The proposals include:
• $50 million in state dollars to help build a $370 million cancer research center at the University of Nebraska Medical Center, with the remainder coming from private donations and patient revenues.
• $17 million for a new Nursing College at the University of Nebraska-Lincoln campus. This proposal, which NU has sought since 2008, is farthest along in the planning stages and likely would open to students in the fall of 2014, if approved.
• $19 million for a building addition at the University of Nebraska at Kearney to provide nurses' training and training for allied health professionals such as physician's assistants and physical therapists.
• $5 million to plan and design a new veterinary diagnostic center at the University of Nebraska-Lincoln. The existing laboratory is outdated and is in danger of losing its accreditation.
The proposals will compete with Gov. Dave Heineman's proposal for tax cuts, said State Sen.
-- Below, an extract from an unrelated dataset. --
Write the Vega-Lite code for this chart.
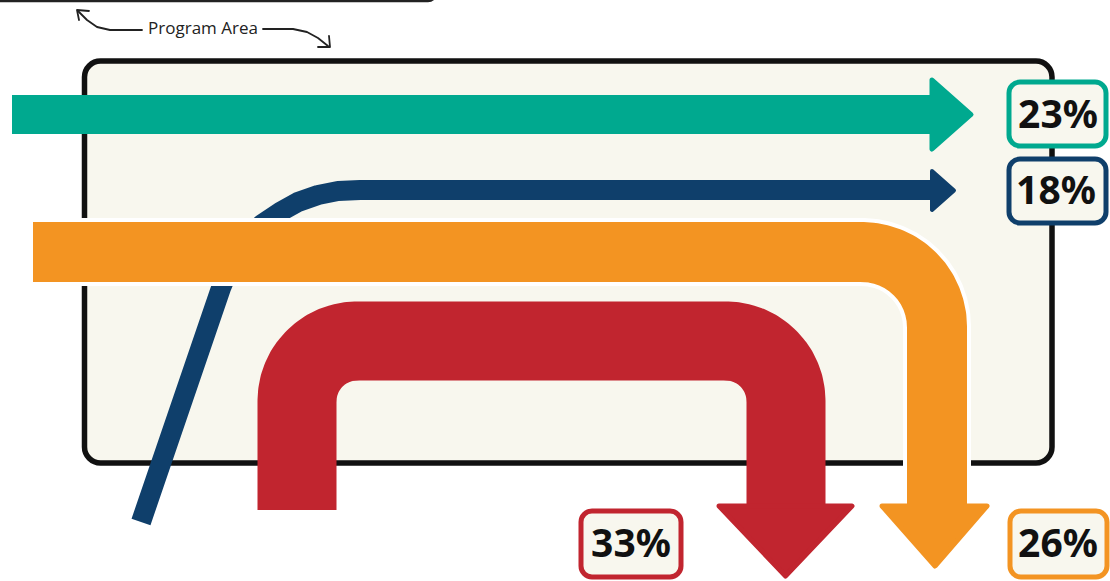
{
  "$schema": "https://vega.github.io/schema/vega-lite/v6.json",
  "width": 1110,
  "height": 581,
  "autosize": {"type": "none"},
  "padding": 0,
  "background": "#ffffff",
  "config": {"view": {"stroke": null}, "axis": {"disable": true}, "legend": {"disable": true}},
  "datasets": {
    "topbox": [{"x": -10, "x2": 436, "y": -30, "y2": 1}],
    "ann": [
      {"id": "L", "i": 0, "x": 142, "y": 30},
      {"id": "L", "i": 1, "x": 110, "y": 30},
      {"id": "L", "i": 2, "x": 97, "y": 27},
      {"id": "L", "i": 3, "x": 87, "y": 20},
      {"id": "L", "i": 4, "x": 78, "y": 11},
      {"id": "LH", "i": 0, "x": 89, "y": 11},
      {"id": "LH", "i": 1, "x": 77, "y": 10},
      {"id": "LH", "i": 2, "x": 79, "y": 20},
      {"id": "R", "i": 0, "x": 263, "y": 29},
      {"id": "R", "i": 1, "x": 293, "y": 29},
      {"id": "R", "i": 2, "x": 307, "y": 32},
      {"id": "R", "i": 3, "x": 318, "y": 38},
      {"id": "R", "i": 4, "x": 328, "y": 46},
      {"id": "RH", "i": 0, "x": 318, "y": 47},
      {"id": "RH", "i": 1, "x": 330, "y": 47},
      {"id": "RH", "i": 2, "x": 329, "y": 36}
    ],
    "annText": [{"x": 203, "y": 29, "t": "Program Area"}],
    "box": [{"x": 84.5, "x2": 1052, "y": 61, "y2": 463}],
    "navy": [
      {"i": 0, "x": 141, "y": 522},
      {"i": 1, "x": 221, "y": 288},
      {"i": 2, "x": 236, "y": 252},
      {"i": 3, "x": 248, "y": 237},
      {"i": 4, "x": 262, "y": 224},
      {"i": 5, "x": 280, "y": 212},
      {"i": 6, "x": 298, "y": 202},
      {"i": 7, "x": 318, "y": 195},
      {"i": 8, "x": 338, "y": 191},
      {"i": 9, "x": 360, "y": 190},
      {"i": 10, "x": 933, "y": 190}
    ],
    "navyHead": [
      {"x": 932, "y": 171, "y2": 210},
      {"x": 954, "y": 190.5, "y2": 190.5}
    ],
    "tealShaft": [{"x": 12, "x2": 934, "y": 95, "y2": 134}],
    "tealHead": [
      {"x": 932, "y": 80, "y2": 149},
      {"x": 971, "y": 114.5, "y2": 114.5}
    ],
    "red": [
      {"i": 0, "x": 297, "y": 510},
      {"i": 1, "x": 297, "y": 401},
      {"i": 2, "x": 297.5, "y": 393.2},
      {"i": 3, "x": 299, "y": 385.5},
      {"i": 4, "x": 301.6, "y": 378},
      {"i": 5, "x": 305, "y": 371},
      {"i": 6, "x": 309.4, "y": 364.5},
      {"i": 7, "x": 314.6, "y": 358.6},
      {"i": 8, "x": 320.5, "y": 353.4},
      {"i": 9, "x": 327, "y": 349},
      {"i": 10, "x": 334, "y": 345.6},
      {"i": 11, "x": 341.5, "y": 343},
      {"i": 12, "x": 349.2, "y": 341.5},
      {"i": 13, "x": 357, "y": 341},
      {"i": 14, "x": 726, "y": 341},
      {"i": 15, "x": 733.8, "y": 341.5},
      {"i": 16, "x": 741.5, "y": 343},
      {"i": 17, "x": 749, "y": 345.6},
      {"i": 18, "x": 756, "y": 349},
      {"i": 19, "x": 762.5, "y": 353.4},
      {"i": 20, "x": 768.4, "y": 358.6},
      {"i": 21, "x": 773.6, "y": 364.5},
      {"i": 22, "x": 778, "y": 371},
      {"i": 23, "x": 781.4, "y": 378},
      {"i": 24, "x": 784, "y": 385.5},
      {"i": 25, "x": 785.5, "y": 393.2},
      {"i": 26, "x": 786, "y": 401},
      {"i": 27, "x": 786, "y": 507}
    ],
    "redHead": [
      {"y": 506, "x": 719, "x2": 852},
      {"y": 576, "x": 785.5, "x2": 785.5}
    ],
    "orange": [
      {"i": 0, "x": 33, "y": 252},
      {"i": 1, "x": 862, "y": 252},
      {"i": 2, "x": 871.8, "y": 252.6},
      {"i": 3, "x": 881.4, "y": 254.6},
      {"i": 4, "x": 890.7, "y": 257.7},
      {"i": 5, "x": 899.5, "y": 262},
      {"i": 6, "x": 907.7, "y": 267.5},
      {"i": 7, "x": 915, "y": 274},
      {"i": 8, "x": 921.5, "y": 281.3},
      {"i": 9, "x": 927, "y": 289.5},
      {"i": 10, "x": 931.3, "y": 298.3},
      {"i": 11, "x": 934.4, "y": 307.6},
      {"i": 12, "x": 936.4, "y": 317.2},
      {"i": 13, "x": 937, "y": 327},
      {"i": 14, "x": 937, "y": 507}
    ],
    "orangeHead": [
      {"y": 506, "x": 882, "x2": 987},
      {"y": 566, "x": 935, "x2": 935}
    ],
    "labels": [
      {"t": "23%", "g": "teal", "x": 1009, "x2": 1106, "y": 82, "y2": 146, "tx": 1058, "ty": 116},
      {"t": "18%", "g": "navy", "x": 1009, "x2": 1106, "y": 159, "y2": 223, "tx": 1056, "ty": 192},
      {"t": "33%", "g": "red", "x": 581, "x2": 681, "y": 511, "y2": 577, "tx": 631, "ty": 545},
      {"t": "26%", "g": "orange", "x": 1010, "x2": 1107, "y": 511, "y2": 577, "tx": 1058, "ty": 545}
    ]
  },
  "layer": [
    {
      "data": {"name": "topbox"},
      "mark": {"type": "rect", "fill": "#ffffff", "stroke": "#222222", "strokeWidth": 2.5, "cornerRadius": 8},
      "encoding": {
        "x": {"field": "x", "type": "quantitative", "scale": {"domain": [0, 1110], "nice": false, "zero": false}},
        "x2": {"field": "x2"},
        "y": {"field": "y", "type": "quantitative", "scale": {"domain": [0, 581], "nice": false, "zero": false, "reverse": true}},
        "y2": {"field": "y2"}
      }
    },
    {
      "data": {"name": "ann"},
      "mark": {"type": "line", "stroke": "#222222", "strokeWidth": 1.8, "strokeCap": "round", "strokeJoin": "round"},
      "encoding": {
        "x": {"field": "x", "type": "quantitative"},
        "y": {"field": "y", "type": "quantitative"},
        "detail": {"field": "id"},
        "order": {"field": "i", "type": "quantitative"}
      }
    },
    {
      "data": {"name": "annText"},
      "mark": {"type": "text", "font": "Open Sans", "fontSize": 17, "color": "#222222", "align": "center", "baseline": "middle"},
      "encoding": {
        "x": {"field": "x", "type": "quantitative"},
        "y": {"field": "y", "type": "quantitative"},
        "text": {"field": "t"}
      }
    },
    {
      "data": {"name": "box"},
      "mark": {"type": "rect", "fill": "#f8f7ee", "stroke": "#111111", "strokeWidth": 5.5, "cornerRadius": 16},
      "encoding": {
        "x": {"field": "x", "type": "quantitative"},
        "x2": {"field": "x2"},
        "y": {"field": "y", "type": "quantitative"},
        "y2": {"field": "y2"}
      }
    },
    {
      "data": {"name": "navy"},
      "mark": {"type": "line", "stroke": "#0f3f6b", "strokeWidth": 20, "strokeCap": "butt", "strokeJoin": "round"},
      "encoding": {
        "x": {"field": "x", "type": "quantitative"},
        "y": {"field": "y", "type": "quantitative"},
        "order": {"field": "i", "type": "quantitative"}
      }
    },
    {
      "data": {"name": "navyHead"},
      "mark": {"type": "area", "orient": "vertical", "fill": "#0f3f6b", "stroke": "#0f3f6b", "strokeWidth": 4, "strokeJoin": "round"},
      "encoding": {
        "x": {"field": "x", "type": "quantitative"},
        "y": {"field": "y", "type": "quantitative"},
        "y2": {"field": "y2"}
      }
    },
    {
      "data": {"name": "tealShaft"},
      "mark": {"type": "rect", "fill": "#00a98f"},
      "encoding": {
        "x": {"field": "x", "type": "quantitative"},
        "x2": {"field": "x2"},
        "y": {"field": "y", "type": "quantitative"},
        "y2": {"field": "y2"}
      }
    },
    {
      "data": {"name": "tealHead"},
      "mark": {"type": "area", "orient": "vertical", "fill": "#00a98f", "stroke": "#00a98f", "strokeWidth": 5, "strokeJoin": "round"},
      "encoding": {
        "x": {"field": "x", "type": "quantitative"},
        "y": {"field": "y", "type": "quantitative"},
        "y2": {"field": "y2"}
      }
    },
    {
      "data": {"name": "red"},
      "mark": {"type": "line", "stroke": "#c1252f", "strokeWidth": 79, "strokeCap": "butt", "strokeJoin": "round"},
      "encoding": {
        "x": {"field": "x", "type": "quantitative"},
        "y": {"field": "y", "type": "quantitative"},
        "order": {"field": "i", "type": "quantitative"}
      }
    },
    {
      "data": {"name": "redHead"},
      "mark": {"type": "area", "orient": "horizontal", "fill": "#c1252f", "stroke": "#c1252f", "strokeWidth": 5, "strokeJoin": "round"},
      "encoding": {
        "y": {"field": "y", "type": "quantitative"},
        "x": {"field": "x", "type": "quantitative"},
        "x2": {"field": "x2"}
      }
    },
    {
      "data": {"name": "orange"},
      "mark": {"type": "line", "stroke": "#ffffff", "strokeWidth": 68, "strokeCap": "butt", "strokeJoin": "round"},
      "encoding": {
        "x": {"field": "x", "type": "quantitative"},
        "y": {"field": "y", "type": "quantitative"},
        "order": {"field": "i", "type": "quantitative"}
      }
    },
    {
      "data": {"name": "orange"},
      "mark": {"type": "line", "stroke": "#f39422", "strokeWidth": 60, "strokeCap": "butt", "strokeJoin": "round"},
      "encoding": {
        "x": {"field": "x", "type": "quantitative"},
        "y": {"field": "y", "type": "quantitative"},
        "order": {"field": "i", "type": "quantitative"}
      }
    },
    {
      "data": {"name": "orangeHead"},
      "mark": {"type": "area", "orient": "horizontal", "fill": "#f39422", "stroke": "#f39422", "strokeWidth": 5, "strokeJoin": "round"},
      "encoding": {
        "y": {"field": "y", "type": "quantitative"},
        "x": {"field": "x", "type": "quantitative"},
        "x2": {"field": "x2"}
      }
    },
    {
      "data": {"name": "labels"},
      "mark": {"type": "rect", "fill": "#f8f7ee", "strokeWidth": 5, "cornerRadius": 11},
      "encoding": {
        "x": {"field": "x", "type": "quantitative"},
        "x2": {"field": "x2"},
        "y": {"field": "y", "type": "quantitative"},
        "y2": {"field": "y2"},
        "stroke": {"field": "g", "type": "nominal", "scale": {"domain": ["teal", "navy", "red", "orange"], "range": ["#00a98f", "#0f3f6b", "#c1252f", "#f39422"]}, "legend": null}
      }
    },
    {
      "data": {"name": "labels"},
      "mark": {"type": "text", "font": "Noto Sans", "fontWeight": "bold", "fontSize": 39, "color": "#111111", "align": "center", "baseline": "middle"},
      "encoding": {
        "x": {"field": "tx", "type": "quantitative"},
        "y": {"field": "ty", "type": "quantitative"},
        "text": {"field": "t"}
      }
    }
  ]
}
Tony Fulton of Lincoln, who agreed to introduce legislation authorizing the Lincoln College of Nursing facility.
“Anything with a dollar sign on it, mathematically is in competition with the tax cut proposals,” Fulton said.
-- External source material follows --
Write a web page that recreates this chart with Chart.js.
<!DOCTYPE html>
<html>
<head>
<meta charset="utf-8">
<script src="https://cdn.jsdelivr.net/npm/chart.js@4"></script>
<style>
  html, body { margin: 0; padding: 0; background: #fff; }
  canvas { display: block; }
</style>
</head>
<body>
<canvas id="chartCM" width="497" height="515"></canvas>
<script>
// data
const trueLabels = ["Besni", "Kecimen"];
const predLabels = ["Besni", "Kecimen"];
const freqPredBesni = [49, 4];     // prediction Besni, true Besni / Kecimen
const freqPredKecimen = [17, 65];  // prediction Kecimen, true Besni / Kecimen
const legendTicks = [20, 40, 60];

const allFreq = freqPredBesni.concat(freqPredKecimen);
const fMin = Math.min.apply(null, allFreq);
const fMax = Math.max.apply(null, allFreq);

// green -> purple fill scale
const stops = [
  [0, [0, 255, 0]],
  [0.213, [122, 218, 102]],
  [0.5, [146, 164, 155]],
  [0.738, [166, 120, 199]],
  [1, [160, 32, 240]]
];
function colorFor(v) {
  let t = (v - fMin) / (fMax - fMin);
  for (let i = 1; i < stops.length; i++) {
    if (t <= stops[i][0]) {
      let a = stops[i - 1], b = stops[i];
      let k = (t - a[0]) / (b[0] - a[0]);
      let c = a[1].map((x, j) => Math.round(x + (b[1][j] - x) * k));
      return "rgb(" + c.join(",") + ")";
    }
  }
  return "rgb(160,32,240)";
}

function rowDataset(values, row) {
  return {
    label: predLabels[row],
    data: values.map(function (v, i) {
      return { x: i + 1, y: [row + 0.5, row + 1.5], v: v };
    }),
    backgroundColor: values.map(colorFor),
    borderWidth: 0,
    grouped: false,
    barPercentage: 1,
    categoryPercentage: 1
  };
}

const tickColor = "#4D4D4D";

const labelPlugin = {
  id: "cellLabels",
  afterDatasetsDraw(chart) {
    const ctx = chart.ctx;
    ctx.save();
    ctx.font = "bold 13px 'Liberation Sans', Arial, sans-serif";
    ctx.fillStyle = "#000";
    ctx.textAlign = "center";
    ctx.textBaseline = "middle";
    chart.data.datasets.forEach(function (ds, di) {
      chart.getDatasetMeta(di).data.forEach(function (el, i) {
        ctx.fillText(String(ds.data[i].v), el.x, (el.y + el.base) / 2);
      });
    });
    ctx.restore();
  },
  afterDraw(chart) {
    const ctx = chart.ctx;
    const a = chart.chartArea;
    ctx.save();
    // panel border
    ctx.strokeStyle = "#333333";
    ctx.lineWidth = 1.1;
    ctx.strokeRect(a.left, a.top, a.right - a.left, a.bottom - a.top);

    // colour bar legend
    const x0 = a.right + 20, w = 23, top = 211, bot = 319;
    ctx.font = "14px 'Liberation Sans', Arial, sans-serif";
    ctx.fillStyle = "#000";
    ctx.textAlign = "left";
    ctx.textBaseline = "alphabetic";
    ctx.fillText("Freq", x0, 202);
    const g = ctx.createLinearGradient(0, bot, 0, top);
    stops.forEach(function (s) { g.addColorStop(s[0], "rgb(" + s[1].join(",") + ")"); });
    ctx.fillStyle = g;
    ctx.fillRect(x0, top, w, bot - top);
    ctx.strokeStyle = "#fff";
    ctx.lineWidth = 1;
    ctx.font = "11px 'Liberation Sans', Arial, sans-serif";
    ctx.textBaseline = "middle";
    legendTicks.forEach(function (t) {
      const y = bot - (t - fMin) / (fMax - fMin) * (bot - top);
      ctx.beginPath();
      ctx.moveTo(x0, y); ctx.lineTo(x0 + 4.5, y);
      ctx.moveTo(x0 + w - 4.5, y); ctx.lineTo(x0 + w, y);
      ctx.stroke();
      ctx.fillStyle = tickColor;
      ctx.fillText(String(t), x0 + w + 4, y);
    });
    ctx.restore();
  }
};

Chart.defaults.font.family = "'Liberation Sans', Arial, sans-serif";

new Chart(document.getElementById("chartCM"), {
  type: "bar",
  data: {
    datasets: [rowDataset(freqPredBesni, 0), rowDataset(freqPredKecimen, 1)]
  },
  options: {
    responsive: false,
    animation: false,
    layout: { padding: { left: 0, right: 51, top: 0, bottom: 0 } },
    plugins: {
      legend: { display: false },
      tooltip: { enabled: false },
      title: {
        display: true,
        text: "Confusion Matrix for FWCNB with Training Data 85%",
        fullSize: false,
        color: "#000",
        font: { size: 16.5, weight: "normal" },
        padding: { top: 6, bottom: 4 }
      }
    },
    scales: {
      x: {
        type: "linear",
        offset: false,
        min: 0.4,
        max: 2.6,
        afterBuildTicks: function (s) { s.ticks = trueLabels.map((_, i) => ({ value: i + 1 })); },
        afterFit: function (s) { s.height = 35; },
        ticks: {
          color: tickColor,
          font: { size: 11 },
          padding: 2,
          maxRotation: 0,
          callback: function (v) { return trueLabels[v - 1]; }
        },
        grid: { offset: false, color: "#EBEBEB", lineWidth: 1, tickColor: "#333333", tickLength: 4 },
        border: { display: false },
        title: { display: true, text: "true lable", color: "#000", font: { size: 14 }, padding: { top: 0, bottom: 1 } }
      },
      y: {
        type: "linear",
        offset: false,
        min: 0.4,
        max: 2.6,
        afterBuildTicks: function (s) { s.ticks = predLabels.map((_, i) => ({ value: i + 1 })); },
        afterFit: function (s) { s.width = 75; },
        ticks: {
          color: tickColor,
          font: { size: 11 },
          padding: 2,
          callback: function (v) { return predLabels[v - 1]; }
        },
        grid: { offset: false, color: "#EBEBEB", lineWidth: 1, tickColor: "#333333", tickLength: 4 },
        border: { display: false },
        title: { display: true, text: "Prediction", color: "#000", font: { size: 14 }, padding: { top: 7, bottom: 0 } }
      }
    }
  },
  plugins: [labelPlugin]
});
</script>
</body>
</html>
Although he would not say the nursing college is more important than cutting taxes, Fulton did say he believed it is a government responsibility to provide adequate nurse-training facilities in light of a looming nursing shortage and the need to create more jobs in rural Nebraska.
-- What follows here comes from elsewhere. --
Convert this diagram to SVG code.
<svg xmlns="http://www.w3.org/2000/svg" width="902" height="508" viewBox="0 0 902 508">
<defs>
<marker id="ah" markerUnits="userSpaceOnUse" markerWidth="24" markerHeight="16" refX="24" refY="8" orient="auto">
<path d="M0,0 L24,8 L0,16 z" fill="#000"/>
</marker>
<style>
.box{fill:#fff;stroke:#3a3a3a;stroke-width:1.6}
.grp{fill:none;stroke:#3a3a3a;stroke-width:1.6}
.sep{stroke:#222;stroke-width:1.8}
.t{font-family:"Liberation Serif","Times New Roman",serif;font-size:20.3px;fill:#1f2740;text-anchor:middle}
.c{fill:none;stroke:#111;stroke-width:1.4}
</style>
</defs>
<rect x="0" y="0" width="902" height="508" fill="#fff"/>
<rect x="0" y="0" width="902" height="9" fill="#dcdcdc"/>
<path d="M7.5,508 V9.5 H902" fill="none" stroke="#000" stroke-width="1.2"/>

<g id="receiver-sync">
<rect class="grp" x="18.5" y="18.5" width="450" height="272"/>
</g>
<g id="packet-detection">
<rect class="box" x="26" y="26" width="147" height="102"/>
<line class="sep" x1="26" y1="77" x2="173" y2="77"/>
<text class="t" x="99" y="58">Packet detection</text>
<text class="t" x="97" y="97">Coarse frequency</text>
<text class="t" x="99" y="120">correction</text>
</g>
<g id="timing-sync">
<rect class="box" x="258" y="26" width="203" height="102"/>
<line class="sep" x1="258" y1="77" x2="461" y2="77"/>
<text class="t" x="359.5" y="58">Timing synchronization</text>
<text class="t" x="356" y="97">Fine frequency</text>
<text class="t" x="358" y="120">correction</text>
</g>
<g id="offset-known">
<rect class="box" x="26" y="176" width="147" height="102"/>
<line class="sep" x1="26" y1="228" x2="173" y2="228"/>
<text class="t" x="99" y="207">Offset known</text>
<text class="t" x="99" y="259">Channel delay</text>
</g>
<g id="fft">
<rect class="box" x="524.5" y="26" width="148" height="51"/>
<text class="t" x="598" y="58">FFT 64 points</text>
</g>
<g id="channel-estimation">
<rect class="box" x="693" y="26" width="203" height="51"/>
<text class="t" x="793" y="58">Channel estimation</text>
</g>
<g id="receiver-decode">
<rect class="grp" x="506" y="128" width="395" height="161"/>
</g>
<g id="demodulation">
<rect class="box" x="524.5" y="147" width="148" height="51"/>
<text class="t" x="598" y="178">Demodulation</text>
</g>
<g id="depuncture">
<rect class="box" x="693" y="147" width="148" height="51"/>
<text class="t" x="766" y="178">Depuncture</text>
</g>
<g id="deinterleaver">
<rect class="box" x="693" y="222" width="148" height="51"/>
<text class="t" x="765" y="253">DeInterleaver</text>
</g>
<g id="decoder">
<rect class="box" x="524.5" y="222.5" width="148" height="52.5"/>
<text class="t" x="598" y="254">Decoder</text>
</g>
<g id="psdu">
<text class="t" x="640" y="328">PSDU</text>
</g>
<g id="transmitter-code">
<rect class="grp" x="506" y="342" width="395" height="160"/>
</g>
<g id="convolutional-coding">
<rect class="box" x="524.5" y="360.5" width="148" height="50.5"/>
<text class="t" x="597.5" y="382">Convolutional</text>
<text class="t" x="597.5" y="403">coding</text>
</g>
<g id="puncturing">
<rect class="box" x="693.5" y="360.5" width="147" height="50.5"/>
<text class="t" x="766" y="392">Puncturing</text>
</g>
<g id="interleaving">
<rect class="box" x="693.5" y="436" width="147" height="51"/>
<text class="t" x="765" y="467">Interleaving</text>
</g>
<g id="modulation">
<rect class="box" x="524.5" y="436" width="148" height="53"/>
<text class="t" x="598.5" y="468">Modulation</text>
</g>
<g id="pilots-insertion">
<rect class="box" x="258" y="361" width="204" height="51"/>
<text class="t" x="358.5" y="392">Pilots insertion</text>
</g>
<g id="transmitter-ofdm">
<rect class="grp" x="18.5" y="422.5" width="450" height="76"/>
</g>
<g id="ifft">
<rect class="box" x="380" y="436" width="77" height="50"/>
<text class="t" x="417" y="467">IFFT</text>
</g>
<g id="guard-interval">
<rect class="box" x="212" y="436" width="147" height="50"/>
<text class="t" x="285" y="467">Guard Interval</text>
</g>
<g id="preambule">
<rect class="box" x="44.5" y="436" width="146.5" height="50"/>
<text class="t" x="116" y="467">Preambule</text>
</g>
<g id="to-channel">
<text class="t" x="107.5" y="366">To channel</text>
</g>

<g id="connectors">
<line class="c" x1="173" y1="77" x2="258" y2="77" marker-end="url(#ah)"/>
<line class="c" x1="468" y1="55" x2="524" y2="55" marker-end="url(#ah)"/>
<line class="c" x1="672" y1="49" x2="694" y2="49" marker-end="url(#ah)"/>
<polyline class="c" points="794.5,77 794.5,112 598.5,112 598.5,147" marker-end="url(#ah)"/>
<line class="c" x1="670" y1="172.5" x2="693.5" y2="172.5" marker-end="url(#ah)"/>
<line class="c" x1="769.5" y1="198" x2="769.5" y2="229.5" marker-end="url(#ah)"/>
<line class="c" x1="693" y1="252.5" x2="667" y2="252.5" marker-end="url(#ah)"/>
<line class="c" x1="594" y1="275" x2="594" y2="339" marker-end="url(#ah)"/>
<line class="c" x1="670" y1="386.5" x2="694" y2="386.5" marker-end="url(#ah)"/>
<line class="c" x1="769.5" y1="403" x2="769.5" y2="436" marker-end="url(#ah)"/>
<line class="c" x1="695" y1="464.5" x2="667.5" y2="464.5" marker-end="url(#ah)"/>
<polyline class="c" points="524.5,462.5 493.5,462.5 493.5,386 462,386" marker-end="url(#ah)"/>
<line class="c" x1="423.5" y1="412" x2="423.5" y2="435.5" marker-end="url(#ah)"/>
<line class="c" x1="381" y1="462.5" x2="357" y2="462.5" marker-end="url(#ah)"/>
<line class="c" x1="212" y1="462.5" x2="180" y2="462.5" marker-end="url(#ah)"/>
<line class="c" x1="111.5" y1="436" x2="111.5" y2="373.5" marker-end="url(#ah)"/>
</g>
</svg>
Though Gov. Dave Heineman has been briefed on the proposals, they were not included in his state budget. NU President J.B. Milliken said he did not know if Heineman would support the package.
However, he said the university “would be remiss” if it did not propose strategies to address state needs like job creation and health care services.
“We have an obligation to make the case,” he said.
Even though more nurses are needed in the state estimates are that there will be 3,800 fewer nurses than needed in 2010 NU is forced to turn away nursing applicants each year because of lack of space and nursing instructors, Milliken said. Last year, 400 nursing applicants were turned down from the NU programs, which are run by the NU Med Center at five sites across the state. The Lincoln nursing program, which is currently is housed in a former department store building downtown, could accept only half of those that applied.
The Cancer Center project is part of a long-time NU goal to obtain a comprehensive cancer center designation from the National Cancer Institute. Currently there are only 40 such facilities in the country.
The Cancer Center would allow Med Center cancer patients to obtain treatment at a single location, instead of the current situation of shuttling between three buildings and it would allow the Med Center to recruit another 50 cancer researchers, said Kenneth Cowan, director of the Eppley Cancer Center.